意外にそこのところで一生懸命やったんだ。
はじめ
そうですねぇ‥‥でも、公文に行きはじめた理由が、
点数が悪すぎたからなんですよ。
学校の英語のテストで「13点」とかとってきて、
親が「うちの子はヤバい。このままじゃ高校行けない」
みたいに危機感を感じて
「じゃあ、公文行って来い」って。
そこで公文にぶち込まれてから目覚めたという。
糸井
運がいいね。
はじめ
運はいいかもしれないです。
糸井
それ、いやなことを「やれ」って
言われてるわけだから、普通いやですよね。
はじめ
いやですけど、親から「塾はお金がかかる」とか
チクチク言われてて、送り迎えもしてもらってて。
だから自分の中で、責任感みたいなものも
ちょっと芽生え始めてきてたんだと思います。
糸井
わりと受験とかの盛んな地域の子なんですか?
はじめ
出身は富山なんですけど、そんなにだと思いますね。
糸井
そんなでもない。
はじめ
でも、なにかスイッチが入ると、やり続けられる。
糸井
スポーツは?
はじめ
小学4年生からバスケットボールをはじめました。
それもでも、消去法だったんです。
親が、人と人とのコミュニケーションとかの
機会を作りたかったみたいで、
おうちのルールに
「絶対チームスポーツをやらせたい」
というのがあって。
そのときぼくの地域でやってたのが
バスケかサッカーか野球で、
野球は坊主がいやで、サッカーは夜遅すぎて、
「じゃあバスケしかないじゃん」って。
糸井
それなりに一所懸命やったんですか。
はじめ
はい、それなりに。
高校はその推薦で入りました。

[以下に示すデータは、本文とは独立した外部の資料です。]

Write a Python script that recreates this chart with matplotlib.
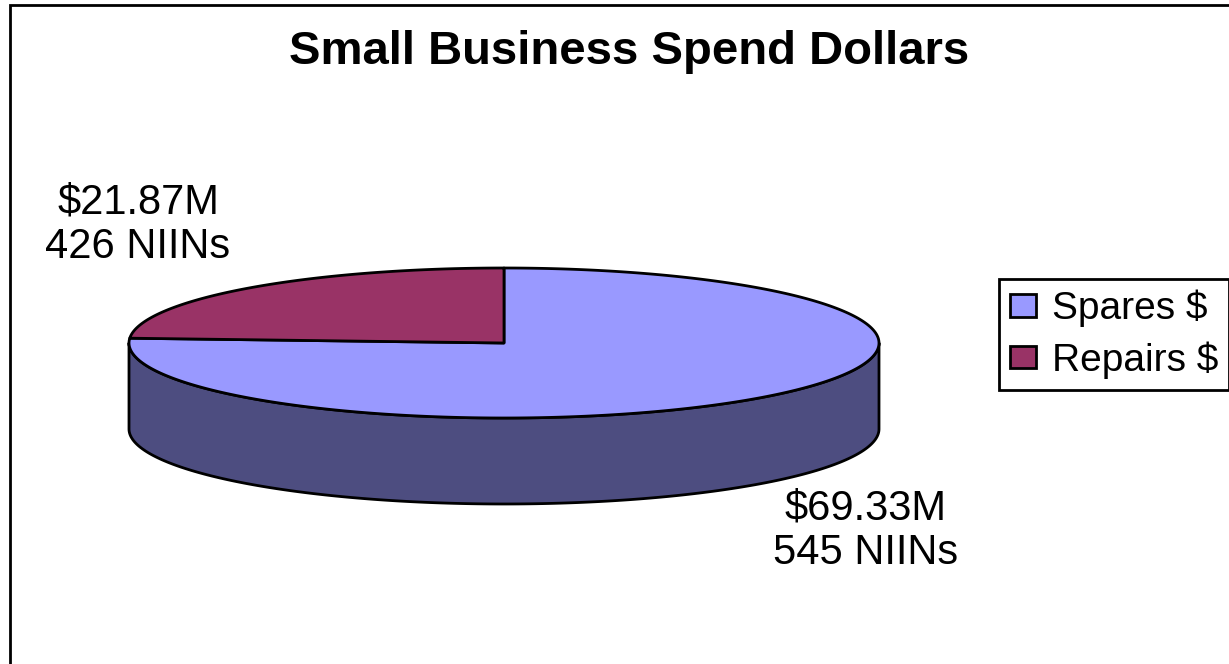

身長もあったので。
糸井
すごいじゃない。
「ずーっとぶらぶら遊んでたんですよ」
みたいな顔してるけど。
はじめ
あ、ぼくですか(笑)。
そう見えてるんだったらうれしいです。

糸井
案外ちゃんとしてるときは、してる。
はじめ
そうですね、しめる部分はしめつつ。
ただ普段はもう全然、
堕落した生活をしてるんですけど。
糸井
よく言うことですけど、何をやるにしても、
「何もかもちゃらんぽらん」だと難しいんですよ。
不良っぽいバンドのやつらも、
ギター弾けるだけで相当練習してるんですよね。
それをやらずに「よーし」っていけるわけがないんで。
はじめ
勢いではいけないですもんね。
だから裏の努力というか、見えない部分が。
糸井
そう。だけど、それを真似したい子たちのほうは、
わりとその部分の真似をしないんですよね。
だから、きっとそこはあるんですよね。